* _Task brief_: The listing below holds pictures; exclude them. Return exactly the lines from the one with "Generate a component" through the one with "0.7, 0.75, 0.8];".

+ + + + +

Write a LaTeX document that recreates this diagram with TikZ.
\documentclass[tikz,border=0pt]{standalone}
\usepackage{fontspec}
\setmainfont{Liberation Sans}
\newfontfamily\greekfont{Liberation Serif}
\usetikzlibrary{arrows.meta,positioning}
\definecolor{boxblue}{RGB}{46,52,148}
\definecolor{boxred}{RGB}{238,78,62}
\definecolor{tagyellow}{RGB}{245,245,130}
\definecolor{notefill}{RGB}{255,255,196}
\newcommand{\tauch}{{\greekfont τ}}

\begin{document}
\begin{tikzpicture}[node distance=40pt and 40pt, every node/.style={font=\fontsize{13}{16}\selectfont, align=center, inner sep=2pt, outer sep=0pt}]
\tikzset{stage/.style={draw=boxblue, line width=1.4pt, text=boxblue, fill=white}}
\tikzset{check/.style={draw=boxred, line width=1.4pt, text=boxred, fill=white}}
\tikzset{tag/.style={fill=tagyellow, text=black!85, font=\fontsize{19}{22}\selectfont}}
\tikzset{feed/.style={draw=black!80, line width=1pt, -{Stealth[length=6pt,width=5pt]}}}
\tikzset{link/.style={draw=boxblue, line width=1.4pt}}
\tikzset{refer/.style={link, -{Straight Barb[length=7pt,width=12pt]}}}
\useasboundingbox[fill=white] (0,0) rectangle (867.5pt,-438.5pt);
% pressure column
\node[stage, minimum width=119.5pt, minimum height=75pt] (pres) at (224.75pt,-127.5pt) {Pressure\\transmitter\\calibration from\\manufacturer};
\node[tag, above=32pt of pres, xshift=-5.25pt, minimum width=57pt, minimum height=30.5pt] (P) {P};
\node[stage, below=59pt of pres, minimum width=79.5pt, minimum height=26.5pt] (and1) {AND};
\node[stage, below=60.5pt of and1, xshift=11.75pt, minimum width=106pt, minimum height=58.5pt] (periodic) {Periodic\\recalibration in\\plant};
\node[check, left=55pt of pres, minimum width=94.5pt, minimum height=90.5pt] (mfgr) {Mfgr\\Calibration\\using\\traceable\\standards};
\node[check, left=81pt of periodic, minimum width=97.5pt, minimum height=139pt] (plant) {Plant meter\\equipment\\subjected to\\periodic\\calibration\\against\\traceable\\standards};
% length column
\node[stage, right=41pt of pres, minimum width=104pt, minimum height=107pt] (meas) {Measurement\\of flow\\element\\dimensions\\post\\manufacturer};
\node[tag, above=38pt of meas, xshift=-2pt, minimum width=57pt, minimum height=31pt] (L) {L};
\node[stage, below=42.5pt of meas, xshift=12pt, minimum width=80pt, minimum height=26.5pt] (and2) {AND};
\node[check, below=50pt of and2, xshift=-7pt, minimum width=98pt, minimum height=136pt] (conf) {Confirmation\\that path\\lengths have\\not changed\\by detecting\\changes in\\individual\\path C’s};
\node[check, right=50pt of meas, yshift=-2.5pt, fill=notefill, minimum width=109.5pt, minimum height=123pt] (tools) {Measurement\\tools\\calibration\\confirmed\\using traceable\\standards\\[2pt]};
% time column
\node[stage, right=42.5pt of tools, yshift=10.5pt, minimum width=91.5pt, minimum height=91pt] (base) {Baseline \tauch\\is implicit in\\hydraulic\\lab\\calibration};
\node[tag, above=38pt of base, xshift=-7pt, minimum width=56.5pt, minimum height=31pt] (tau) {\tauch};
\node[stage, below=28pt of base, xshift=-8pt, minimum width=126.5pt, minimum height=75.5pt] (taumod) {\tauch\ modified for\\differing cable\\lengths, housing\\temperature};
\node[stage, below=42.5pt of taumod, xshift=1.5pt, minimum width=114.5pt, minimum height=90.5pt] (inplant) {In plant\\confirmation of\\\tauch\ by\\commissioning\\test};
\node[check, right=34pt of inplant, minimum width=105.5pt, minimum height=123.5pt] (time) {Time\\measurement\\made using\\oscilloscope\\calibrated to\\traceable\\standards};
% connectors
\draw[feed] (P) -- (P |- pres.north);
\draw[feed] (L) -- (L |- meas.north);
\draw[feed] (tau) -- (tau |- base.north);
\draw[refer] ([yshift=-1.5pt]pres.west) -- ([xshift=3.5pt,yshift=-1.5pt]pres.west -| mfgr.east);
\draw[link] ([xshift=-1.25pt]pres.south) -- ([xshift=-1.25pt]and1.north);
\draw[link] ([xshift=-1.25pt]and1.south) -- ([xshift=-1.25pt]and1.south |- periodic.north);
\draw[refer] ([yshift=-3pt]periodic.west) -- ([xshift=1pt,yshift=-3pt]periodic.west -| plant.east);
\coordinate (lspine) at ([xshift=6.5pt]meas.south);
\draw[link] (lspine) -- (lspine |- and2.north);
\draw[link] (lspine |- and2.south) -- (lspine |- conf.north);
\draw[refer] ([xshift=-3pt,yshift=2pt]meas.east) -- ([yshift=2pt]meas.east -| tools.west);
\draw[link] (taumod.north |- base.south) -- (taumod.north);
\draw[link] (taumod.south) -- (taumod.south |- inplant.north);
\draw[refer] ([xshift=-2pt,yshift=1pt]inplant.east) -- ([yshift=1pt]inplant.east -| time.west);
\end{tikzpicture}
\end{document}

+ + + + +

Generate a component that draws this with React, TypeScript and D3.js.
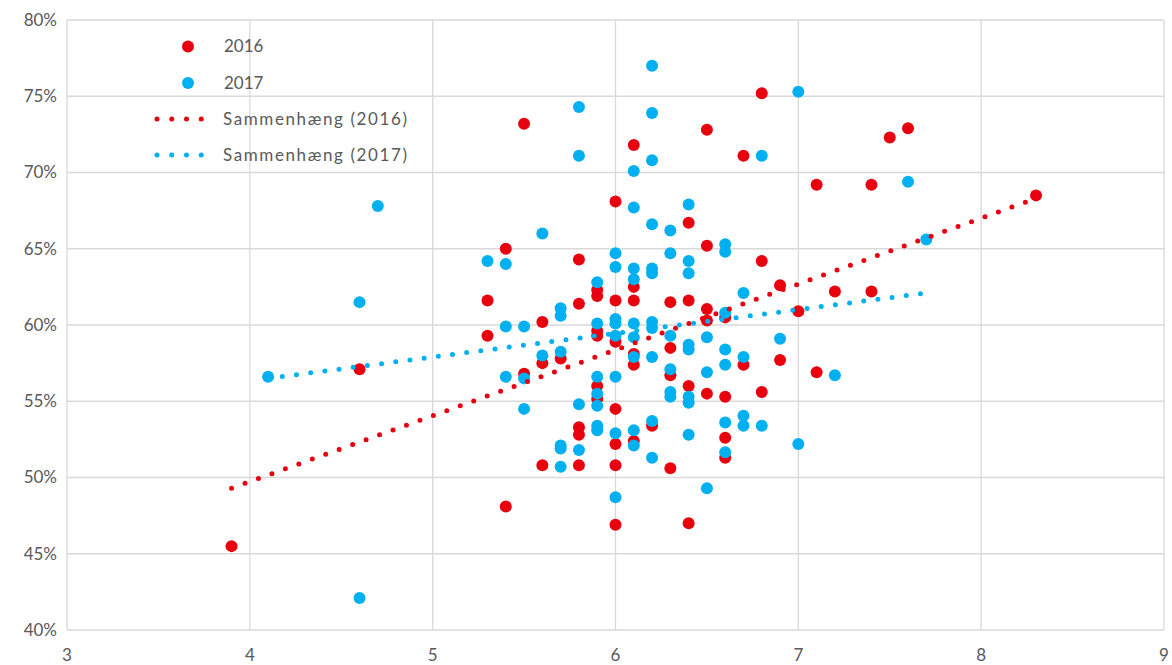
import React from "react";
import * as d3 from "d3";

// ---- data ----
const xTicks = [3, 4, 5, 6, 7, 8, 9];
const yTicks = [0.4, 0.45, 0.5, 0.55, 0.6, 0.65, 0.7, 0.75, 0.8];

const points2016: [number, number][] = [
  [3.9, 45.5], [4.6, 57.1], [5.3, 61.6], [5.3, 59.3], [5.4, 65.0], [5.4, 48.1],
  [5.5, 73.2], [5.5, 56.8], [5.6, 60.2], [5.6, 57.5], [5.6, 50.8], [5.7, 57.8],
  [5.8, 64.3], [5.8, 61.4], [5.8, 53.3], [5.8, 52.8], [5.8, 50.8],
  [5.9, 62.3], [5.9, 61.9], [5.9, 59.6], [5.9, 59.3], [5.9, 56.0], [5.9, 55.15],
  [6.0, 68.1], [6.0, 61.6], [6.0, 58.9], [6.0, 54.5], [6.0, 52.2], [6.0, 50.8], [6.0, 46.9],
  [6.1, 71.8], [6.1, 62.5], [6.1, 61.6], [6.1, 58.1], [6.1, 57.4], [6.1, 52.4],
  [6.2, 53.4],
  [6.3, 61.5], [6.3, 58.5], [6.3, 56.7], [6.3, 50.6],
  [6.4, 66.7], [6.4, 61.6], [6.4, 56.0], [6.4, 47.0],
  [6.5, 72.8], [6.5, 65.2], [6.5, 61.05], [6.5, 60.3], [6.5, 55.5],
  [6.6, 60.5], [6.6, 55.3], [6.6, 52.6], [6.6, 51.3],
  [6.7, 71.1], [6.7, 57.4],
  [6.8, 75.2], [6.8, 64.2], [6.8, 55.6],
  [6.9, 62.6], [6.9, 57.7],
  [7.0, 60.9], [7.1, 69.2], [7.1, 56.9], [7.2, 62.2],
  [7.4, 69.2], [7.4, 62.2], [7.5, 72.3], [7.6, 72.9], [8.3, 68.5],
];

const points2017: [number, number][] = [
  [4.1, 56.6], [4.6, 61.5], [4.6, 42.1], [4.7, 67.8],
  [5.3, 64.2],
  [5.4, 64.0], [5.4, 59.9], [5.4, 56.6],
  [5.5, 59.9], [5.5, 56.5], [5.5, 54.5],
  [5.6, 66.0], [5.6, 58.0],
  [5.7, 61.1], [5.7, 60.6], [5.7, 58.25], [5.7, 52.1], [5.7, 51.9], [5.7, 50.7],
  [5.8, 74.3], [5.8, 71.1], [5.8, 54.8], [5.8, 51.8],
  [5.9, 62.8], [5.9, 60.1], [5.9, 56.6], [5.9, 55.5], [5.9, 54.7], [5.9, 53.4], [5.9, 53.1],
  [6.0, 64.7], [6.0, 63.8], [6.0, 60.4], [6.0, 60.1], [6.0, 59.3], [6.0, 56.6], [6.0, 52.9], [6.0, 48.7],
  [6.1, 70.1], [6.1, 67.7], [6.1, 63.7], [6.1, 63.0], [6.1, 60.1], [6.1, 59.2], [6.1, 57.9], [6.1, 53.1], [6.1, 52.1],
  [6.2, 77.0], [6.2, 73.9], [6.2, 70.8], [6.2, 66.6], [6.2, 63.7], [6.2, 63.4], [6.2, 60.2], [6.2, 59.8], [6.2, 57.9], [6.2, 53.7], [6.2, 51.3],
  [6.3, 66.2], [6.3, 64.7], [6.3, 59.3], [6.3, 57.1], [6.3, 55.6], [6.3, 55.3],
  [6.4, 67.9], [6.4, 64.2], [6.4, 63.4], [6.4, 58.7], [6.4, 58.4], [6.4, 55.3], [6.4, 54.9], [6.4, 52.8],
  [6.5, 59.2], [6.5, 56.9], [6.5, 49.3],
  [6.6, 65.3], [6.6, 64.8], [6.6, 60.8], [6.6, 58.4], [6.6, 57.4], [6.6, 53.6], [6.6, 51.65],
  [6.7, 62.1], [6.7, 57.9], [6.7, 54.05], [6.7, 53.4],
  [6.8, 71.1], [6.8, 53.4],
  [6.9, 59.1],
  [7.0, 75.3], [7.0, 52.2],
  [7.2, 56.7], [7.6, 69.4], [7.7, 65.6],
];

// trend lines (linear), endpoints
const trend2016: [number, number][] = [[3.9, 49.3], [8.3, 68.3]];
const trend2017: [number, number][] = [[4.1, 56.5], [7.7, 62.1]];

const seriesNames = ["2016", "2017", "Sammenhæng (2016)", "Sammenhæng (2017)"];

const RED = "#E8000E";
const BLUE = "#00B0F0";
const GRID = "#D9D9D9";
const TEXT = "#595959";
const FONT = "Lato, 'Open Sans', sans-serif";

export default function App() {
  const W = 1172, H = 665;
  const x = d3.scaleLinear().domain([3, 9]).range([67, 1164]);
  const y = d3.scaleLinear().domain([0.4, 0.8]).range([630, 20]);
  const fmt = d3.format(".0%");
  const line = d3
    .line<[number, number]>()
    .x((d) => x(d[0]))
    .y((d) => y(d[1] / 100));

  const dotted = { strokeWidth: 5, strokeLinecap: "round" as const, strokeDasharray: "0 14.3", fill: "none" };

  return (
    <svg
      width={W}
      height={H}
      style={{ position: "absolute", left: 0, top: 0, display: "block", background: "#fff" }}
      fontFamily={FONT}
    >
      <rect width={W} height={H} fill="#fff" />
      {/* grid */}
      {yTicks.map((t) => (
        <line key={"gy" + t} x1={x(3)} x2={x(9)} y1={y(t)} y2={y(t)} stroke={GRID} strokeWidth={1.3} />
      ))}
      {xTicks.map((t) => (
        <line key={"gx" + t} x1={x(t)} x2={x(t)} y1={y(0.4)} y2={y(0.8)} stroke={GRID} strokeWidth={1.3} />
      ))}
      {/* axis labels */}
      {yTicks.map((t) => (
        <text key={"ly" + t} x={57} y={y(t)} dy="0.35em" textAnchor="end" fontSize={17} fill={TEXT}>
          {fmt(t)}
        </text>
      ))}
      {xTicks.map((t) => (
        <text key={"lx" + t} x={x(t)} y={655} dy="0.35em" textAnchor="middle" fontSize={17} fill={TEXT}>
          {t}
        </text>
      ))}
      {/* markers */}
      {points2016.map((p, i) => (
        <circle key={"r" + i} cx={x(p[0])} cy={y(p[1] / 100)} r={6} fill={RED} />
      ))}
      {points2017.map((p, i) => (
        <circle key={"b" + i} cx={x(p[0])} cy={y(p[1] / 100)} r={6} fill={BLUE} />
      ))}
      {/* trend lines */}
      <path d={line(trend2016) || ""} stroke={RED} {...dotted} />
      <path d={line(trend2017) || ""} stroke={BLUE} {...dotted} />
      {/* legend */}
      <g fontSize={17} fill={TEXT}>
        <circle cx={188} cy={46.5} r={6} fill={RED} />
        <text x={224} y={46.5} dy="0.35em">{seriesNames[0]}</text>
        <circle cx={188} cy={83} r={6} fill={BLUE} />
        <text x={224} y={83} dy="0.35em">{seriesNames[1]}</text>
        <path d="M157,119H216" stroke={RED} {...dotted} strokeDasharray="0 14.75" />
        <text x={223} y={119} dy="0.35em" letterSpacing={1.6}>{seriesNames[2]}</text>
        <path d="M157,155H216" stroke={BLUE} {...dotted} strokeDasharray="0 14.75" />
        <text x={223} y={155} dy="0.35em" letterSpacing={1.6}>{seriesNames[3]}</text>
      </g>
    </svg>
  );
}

+ + + + +

* _Result for this exercise_:
Generate a component that draws this with React, TypeScript and D3.js.
import React from "react";
import * as d3 from "d3";

// ---- data ----
const xTicks = [3, 4, 5, 6, 7, 8, 9];
const yTicks = [0.4, 0.45, 0.5, 0.55, 0.6, 0.65, 0.7, 0.75, 0.8];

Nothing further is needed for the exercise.